By midlife, it’s so easy to get into a routine. This can feel invigorating to some, and to others, strangling. Recently I talked with Barbara (not her real name) who by outer worldly measures had all the trappings of success. She had a successful job and a modest amount of savings, to take some time off and do some traveling. Recently, however, she had been the caretaker for her Dad. She loved him dearly and was facing a major combined case of caregiver burnout and regret. During the many hours, she had spent with her Dad, she had also reviewed her life and felt she had little to show for the first half of her life.
Barbara had lived up to her family’s and the world’s expectations for her. She realized she was living other people’s dreams for her but not living her own. She felt empty and raw inside. Together we looked at what was working and not working for her. When you feel stuck, it’s often hard to think that for the moment anything is going right. We looked at what gave her pleasure, the goals she wanted to accomplish. Together we worked on redesigning her life in a way that allowed her to reclaim her hopes and dreams. The last time I saw Barbara, she had a big grin on her face and laughter in her eyes. She had reinvented herself and reclaimed her joy and happiness.
Reinventing midlife first comes from a need to change.
Barbara’s realization that she wanted her life to change came with the change of pace and lifestyle caused by taking time off to be her Dad’s primary caretaker. Often change at midlife may be forced on you by outer changes beyond your control. Midlife is a time of change and transitions. Marriages end or may find increased vitality and love. Careers end with layoffs. Children leave the nest. Your parents and other loved ones need your care or pass away.
The need to make changes at midlife may also come from inside us. You may feel stuck or bored or numb, like you are trapped with no way out. You may have regrets or you may sense that there is more to life and you are ready for a change.
Reinventing Midlife is Getting Off Auto Pilot
An unexamined life is not worth living.
You may have a sense that if you don’t take action now to do something different that the opportunity will be forever lost. Yes, as you age, some opportunities or lost but others show up.
To reinvent midlife requires visioning a bigger bolder future. For most, this requires taking a leap of faith that you can accomplish, or at least set out on a path guided by your vision, your values, and what gives you meaning and purpose.
Reinventing midlife requires facing our fears.
What are your inner demons, that are holding you back?
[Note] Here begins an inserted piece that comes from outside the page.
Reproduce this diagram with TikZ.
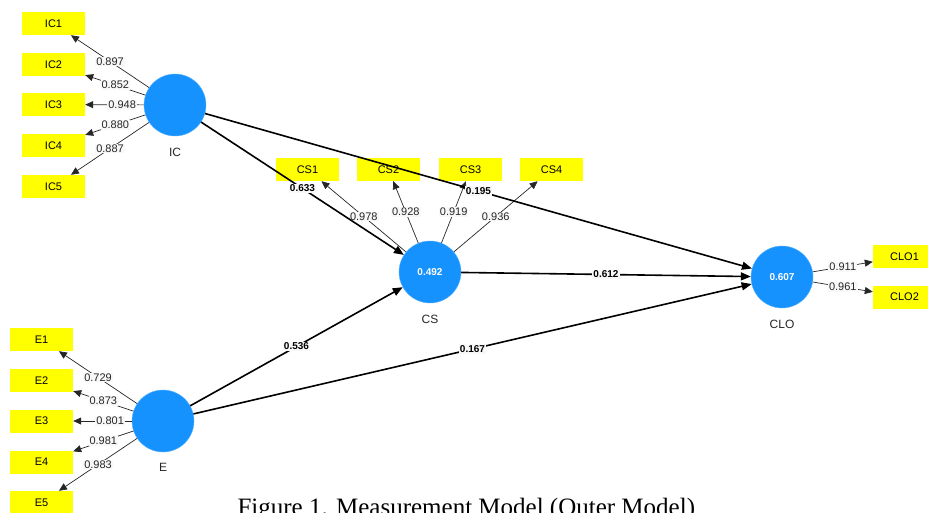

What do those voices in the back of your head say that keep you from moving forward and creating the life of your dreams? There may be regret that those voices have kept you playing small for much of your life, but they don’t have to any longer. Reinventing midlife does not mean that your fears will suddenly vanish with the wave of a magic wand and that all your dreams will come true. Rather a realization that your fears are merely smoke and mirrors holding you back.
Your turn now
Baby Boomers are doing a terrific job of reinventing midlife in all sorts of wonderful ways. No need to be relegated to the couch or the kitchen or to just keep doing the same thing over and over.
If you can dream it, you can do it. How will you spend your midlife and beyond?